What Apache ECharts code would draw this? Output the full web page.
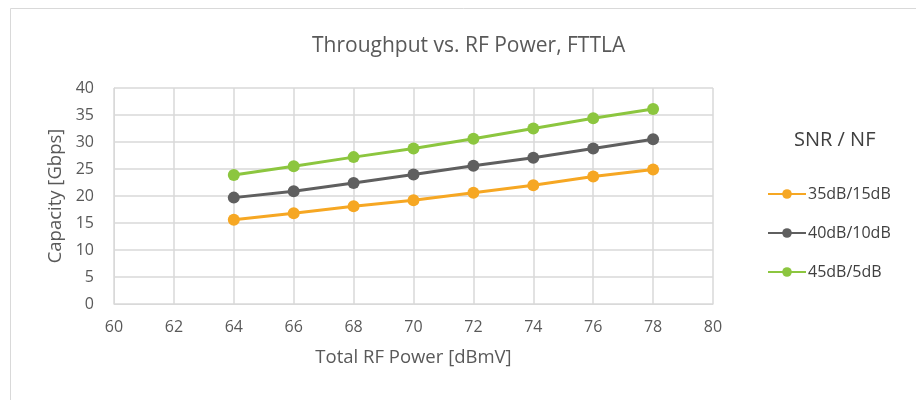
<!DOCTYPE html>
<html>
<head>
<meta charset="utf-8">
<script src="https://cdn.jsdelivr.net/npm/echarts@6/dist/echarts.min.js"></script>
<style>
  html, body { margin: 0; padding: 0; background: #fff; }
  #chart { width: 916px; height: 400px; }
</style>
</head>
<body>
<div id="chart"></div>
<script>
// x axis: total RF power (dBmV)
var rfPower = [64, 66, 68, 70, 72, 74, 76, 78];
// capacity in Gbps per SNR / NF setting
var snr35 = [15.6, 16.8, 18.1, 19.2, 20.6, 22.0, 23.6, 24.9];
var snr40 = [19.7, 20.9, 22.4, 24.0, 25.6, 27.1, 28.8, 30.5];
var snr45 = [23.9, 25.5, 27.2, 28.8, 30.6, 32.5, 34.4, 36.1];
var seriesNames = ['35dB/15dB', '40dB/10dB', '45dB/5dB'];

var font = 'Open Sans';
var grey = '#595959';

function pairs(vals) {
  return rfPower.map(function (x, i) { return [x, vals[i]]; });
}

function line(name, vals, color) {
  return {
    name: name,
    type: 'line',
    data: pairs(vals),
    symbol: 'circle',
    symbolSize: 12,
    lineStyle: { color: color, width: 3 },
    itemStyle: { color: color },
    emphasis: { disabled: true }
  };
}

var chart = echarts.init(document.getElementById('chart'));
chart.setOption({
  animation: false,
  title: {
    text: 'Throughput vs. RF Power, FTTLA',
    left: 307,
    top: 31,
    textStyle: { fontFamily: font, fontSize: 21, fontWeight: 'normal', color: grey }
  },
  graphic: [{
    type: 'rect',
    shape: { x: 10.5, y: 8.5, width: 920, height: 420 },
    style: { fill: 'none', stroke: '#d9d9d9', lineWidth: 1 }
  }, {
    type: 'text',
    left: 794,
    top: 130,
    style: { text: 'SNR / NF', fontFamily: font, fontSize: 20, fill: '#404040' }
  }],
  legend: {
    orient: 'vertical',
    left: 762,
    top: 181,
    itemGap: 23,
    itemWidth: 38,
    itemHeight: 12,
    data: seriesNames,
    textStyle: { fontFamily: font, fontSize: 16, color: '#404040', padding: [0, 0, 0, -3] }
  },
  grid: { left: 114, right: 203, top: 88, height: 216 },
  xAxis: {
    type: 'value',
    min: 60,
    max: 80,
    interval: 2,
    name: 'Total RF Power [dBmV]',
    nameLocation: 'middle',
    nameGap: 44,
    nameTextStyle: { fontFamily: font, fontSize: 18.5, color: grey },
    axisLine: { lineStyle: { color: '#d9d9d9' } },
    axisTick: { show: false },
    axisLabel: { fontFamily: font, fontSize: 16, color: grey, margin: 15 },
    splitLine: { lineStyle: { color: '#d9d9d9', width: 1.5 } }
  },
  yAxis: {
    type: 'value',
    min: 0,
    max: 40,
    interval: 5,
    name: 'Capacity [Gbps]',
    nameLocation: 'middle',
    nameGap: 42,
    nameTextStyle: { fontFamily: font, fontSize: 18.5, color: grey },
    axisLine: { show: true, lineStyle: { color: '#d9d9d9' } },
    axisTick: { show: false },
    axisLabel: { fontFamily: font, fontSize: 16, color: grey, margin: 20 },
    splitLine: { lineStyle: { color: '#d9d9d9', width: 1.5 } }
  },
  series: [
    line(seriesNames[0], snr35, '#f6a723'),
    line(seriesNames[1], snr40, '#5f5f5f'),
    line(seriesNames[2], snr45, '#8cc63f')
  ]
});
</script>
</body>
</html>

◆ TASK BRIEF
Transcribe all of the material exactly, leaving out whatever pictures it contains.

◆ EXERCISE ANSWER
What Apache ECharts code would draw this? Output the full web page.
<!DOCTYPE html>
<html>
<head>
<meta charset="utf-8">
<script src="https://cdn.jsdelivr.net/npm/echarts@6/dist/echarts.min.js"></script>
<style>
  html, body { margin: 0; padding: 0; background: #fff; }
  #chart { width: 916px; height: 400px; }
</style>
</head>
<body>
<div id="chart"></div>
<script>
// x axis: total RF power (dBmV)
var rfPower = [64, 66, 68, 70, 72, 74, 76, 78];
// capacity in Gbps per SNR / NF setting
var snr35 = [15.6, 16.8, 18.1, 19.2, 20.6, 22.0, 23.6, 24.9];
var snr40 = [19.7, 20.9, 22.4, 24.0, 25.6, 27.1, 28.8, 30.5];
var snr45 = [23.9, 25.5, 27.2, 28.8, 30.6, 32.5, 34.4, 36.1];
var seriesNames = ['35dB/15dB', '40dB/10dB', '45dB/5dB'];

var font = 'Open Sans';
var grey = '#595959';

function pairs(vals) {
  return rfPower.map(function (x, i) { return [x, vals[i]]; });
}

function line(name, vals, color) {
  return {
    name: name,
    type: 'line',
    data: pairs(vals),
    symbol: 'circle',
    symbolSize: 12,
    lineStyle: { color: color, width: 3 },
    itemStyle: { color: color },
    emphasis: { disabled: true }
  };
}

var chart = echarts.init(document.getElementById('chart'));
chart.setOption({
  animation: false,
  title: {
    text: 'Throughput vs. RF Power, FTTLA',
    left: 307,
    top: 31,
    textStyle: { fontFamily: font, fontSize: 21, fontWeight: 'normal', color: grey }
  },
  graphic: [{
    type: 'rect',
    shape: { x: 10.5, y: 8.5, width: 920, height: 420 },
    style: { fill: 'none', stroke: '#d9d9d9', lineWidth: 1 }
  }, {
    type: 'text',
    left: 794,
    top: 130,
    style: { text: 'SNR / NF', fontFamily: font, fontSize: 20, fill: '#404040' }
  }],
  legend: {
    orient: 'vertical',
    left: 762,
    top: 181,
    itemGap: 23,
    itemWidth: 38,
    itemHeight: 12,
    data: seriesNames,
    textStyle: { fontFamily: font, fontSize: 16, color: '#404040', padding: [0, 0, 0, -3] }
  },
  grid: { left: 114, right: 203, top: 88, height: 216 },
  xAxis: {
    type: 'value',
    min: 60,
    max: 80,
    interval: 2,
    name: 'Total RF Power [dBmV]',
    nameLocation: 'middle',
    nameGap: 44,
    nameTextStyle: { fontFamily: font, fontSize: 18.5, color: grey },
    axisLine: { lineStyle: { color: '#d9d9d9' } },
    axisTick: { show: false },
    axisLabel: { fontFamily: font, fontSize: 16, color: grey, margin: 15 },
    splitLine: { lineStyle: { color: '#d9d9d9', width: 1.5 } }
  },
  yAxis: {
    type: 'value',
    min: 0,
    max: 40,
    interval: 5,
    name: 'Capacity [Gbps]',
    nameLocation: 'middle',
    nameGap: 42,
    nameTextStyle: { fontFamily: font, fontSize: 18.5, color: grey },
    axisLine: { show: true, lineStyle: { color: '#d9d9d9' } },
    axisTick: { show: false },
    axisLabel: { fontFamily: font, fontSize: 16, color: grey, margin: 20 },
    splitLine: { lineStyle: { color: '#d9d9d9', width: 1.5 } }
  },
  series: [
    line(seriesNames[0], snr35, '#f6a723'),
    line(seriesNames[1], snr40, '#5f5f5f'),
    line(seriesNames[2], snr45, '#8cc63f')
  ]
});
</script>
</body>
</html>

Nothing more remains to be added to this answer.